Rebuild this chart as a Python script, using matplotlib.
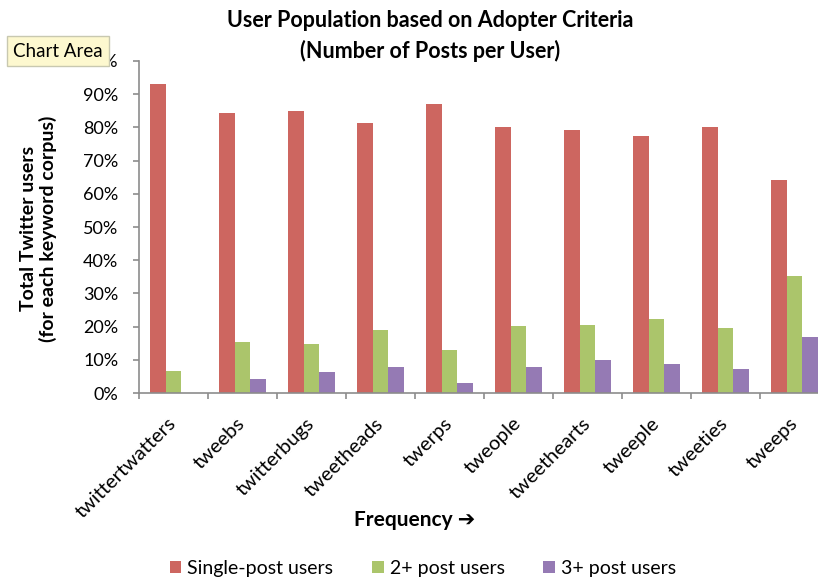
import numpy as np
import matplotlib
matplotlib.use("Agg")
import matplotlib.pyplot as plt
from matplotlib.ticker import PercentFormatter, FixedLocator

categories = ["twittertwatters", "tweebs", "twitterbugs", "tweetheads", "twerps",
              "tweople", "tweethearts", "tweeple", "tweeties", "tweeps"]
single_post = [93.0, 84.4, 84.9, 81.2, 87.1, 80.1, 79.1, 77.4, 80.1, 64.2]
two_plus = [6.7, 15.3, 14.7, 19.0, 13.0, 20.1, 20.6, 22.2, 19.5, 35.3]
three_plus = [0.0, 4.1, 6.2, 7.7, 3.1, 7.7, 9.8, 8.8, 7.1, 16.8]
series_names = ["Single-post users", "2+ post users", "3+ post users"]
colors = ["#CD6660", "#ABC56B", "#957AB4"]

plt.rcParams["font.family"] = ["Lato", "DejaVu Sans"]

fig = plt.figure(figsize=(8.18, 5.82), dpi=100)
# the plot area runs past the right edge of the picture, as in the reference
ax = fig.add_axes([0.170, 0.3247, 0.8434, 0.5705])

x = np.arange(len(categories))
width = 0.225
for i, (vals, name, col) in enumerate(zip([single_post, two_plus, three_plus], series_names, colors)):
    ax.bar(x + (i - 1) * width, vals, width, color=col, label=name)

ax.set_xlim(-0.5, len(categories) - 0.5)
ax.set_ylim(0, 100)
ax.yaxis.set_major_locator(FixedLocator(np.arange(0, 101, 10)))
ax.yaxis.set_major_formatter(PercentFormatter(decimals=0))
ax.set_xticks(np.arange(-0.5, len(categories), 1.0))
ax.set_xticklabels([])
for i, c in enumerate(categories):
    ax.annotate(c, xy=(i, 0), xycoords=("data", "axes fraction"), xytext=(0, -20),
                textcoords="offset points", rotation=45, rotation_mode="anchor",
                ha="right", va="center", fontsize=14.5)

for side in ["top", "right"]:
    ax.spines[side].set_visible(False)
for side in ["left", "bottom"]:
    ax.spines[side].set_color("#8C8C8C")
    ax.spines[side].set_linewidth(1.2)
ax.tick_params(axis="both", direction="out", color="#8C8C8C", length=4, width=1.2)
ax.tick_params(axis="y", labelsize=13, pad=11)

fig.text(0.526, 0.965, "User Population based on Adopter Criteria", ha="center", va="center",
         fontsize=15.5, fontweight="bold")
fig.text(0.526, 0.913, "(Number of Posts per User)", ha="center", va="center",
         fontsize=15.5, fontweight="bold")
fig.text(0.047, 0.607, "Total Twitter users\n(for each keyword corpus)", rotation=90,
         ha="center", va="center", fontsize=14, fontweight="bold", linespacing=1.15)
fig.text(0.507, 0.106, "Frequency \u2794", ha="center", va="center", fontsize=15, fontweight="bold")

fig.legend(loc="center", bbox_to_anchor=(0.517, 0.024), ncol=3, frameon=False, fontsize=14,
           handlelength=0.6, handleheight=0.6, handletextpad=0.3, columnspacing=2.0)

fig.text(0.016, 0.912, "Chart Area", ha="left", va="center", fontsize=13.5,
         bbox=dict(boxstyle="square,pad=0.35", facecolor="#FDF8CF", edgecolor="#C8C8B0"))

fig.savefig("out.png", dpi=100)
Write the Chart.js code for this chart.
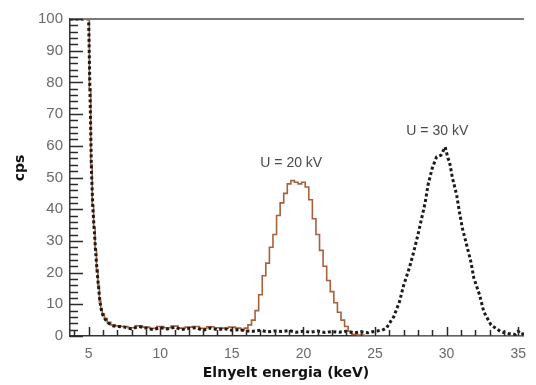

----------------------------------------

Repeat each entry exactly as it appears; skip any picture.

Rebuild this chart as a Python script, using matplotlib.
import numpy as np
import matplotlib
matplotlib.use("Agg")
import matplotlib.pyplot as plt
from matplotlib.ticker import PercentFormatter, FixedLocator

categories = ["twittertwatters", "tweebs", "twitterbugs", "tweetheads", "twerps",
              "tweople", "tweethearts", "tweeple", "tweeties", "tweeps"]
single_post = [93.0, 84.4, 84.9, 81.2, 87.1, 80.1, 79.1, 77.4, 80.1, 64.2]
two_plus = [6.7, 15.3, 14.7, 19.0, 13.0, 20.1, 20.6, 22.2, 19.5, 35.3]
three_plus = [0.0, 4.1, 6.2, 7.7, 3.1, 7.7, 9.8, 8.8, 7.1, 16.8]
series_names = ["Single-post users", "2+ post users", "3+ post users"]
colors = ["#CD6660", "#ABC56B", "#957AB4"]

plt.rcParams["font.family"] = ["Lato", "DejaVu Sans"]

fig = plt.figure(figsize=(8.18, 5.82), dpi=100)
# the plot area runs past the right edge of the picture, as in the reference
ax = fig.add_axes([0.170, 0.3247, 0.8434, 0.5705])

x = np.arange(len(categories))
width = 0.225
for i, (vals, name, col) in enumerate(zip([single_post, two_plus, three_plus], series_names, colors)):
    ax.bar(x + (i - 1) * width, vals, width, color=col, label=name)

ax.set_xlim(-0.5, len(categories) - 0.5)
ax.set_ylim(0, 100)
ax.yaxis.set_major_locator(FixedLocator(np.arange(0, 101, 10)))
ax.yaxis.set_major_formatter(PercentFormatter(decimals=0))
ax.set_xticks(np.arange(-0.5, len(categories), 1.0))
ax.set_xticklabels([])
for i, c in enumerate(categories):
    ax.annotate(c, xy=(i, 0), xycoords=("data", "axes fraction"), xytext=(0, -20),
                textcoords="offset points", rotation=45, rotation_mode="anchor",
                ha="right", va="center", fontsize=14.5)

for side in ["top", "right"]:
    ax.spines[side].set_visible(False)
for side in ["left", "bottom"]:
    ax.spines[side].set_color("#8C8C8C")
    ax.spines[side].set_linewidth(1.2)
ax.tick_params(axis="both", direction="out", color="#8C8C8C", length=4, width=1.2)
ax.tick_params(axis="y", labelsize=13, pad=11)

fig.text(0.526, 0.965, "User Population based on Adopter Criteria", ha="center", va="center",
         fontsize=15.5, fontweight="bold")
fig.text(0.526, 0.913, "(Number of Posts per User)", ha="center", va="center",
         fontsize=15.5, fontweight="bold")
fig.text(0.047, 0.607, "Total Twitter users\n(for each keyword corpus)", rotation=90,
         ha="center", va="center", fontsize=14, fontweight="bold", linespacing=1.15)
fig.text(0.507, 0.106, "Frequency \u2794", ha="center", va="center", fontsize=15, fontweight="bold")

fig.legend(loc="center", bbox_to_anchor=(0.517, 0.024), ncol=3, frameon=False, fontsize=14,
           handlelength=0.6, handleheight=0.6, handletextpad=0.3, columnspacing=2.0)

fig.text(0.016, 0.912, "Chart Area", ha="left", va="center", fontsize=13.5,
         bbox=dict(boxstyle="square,pad=0.35", facecolor="#FDF8CF", edgecolor="#C8C8B0"))

fig.savefig("out.png", dpi=100)
Write the Chart.js code for this chart.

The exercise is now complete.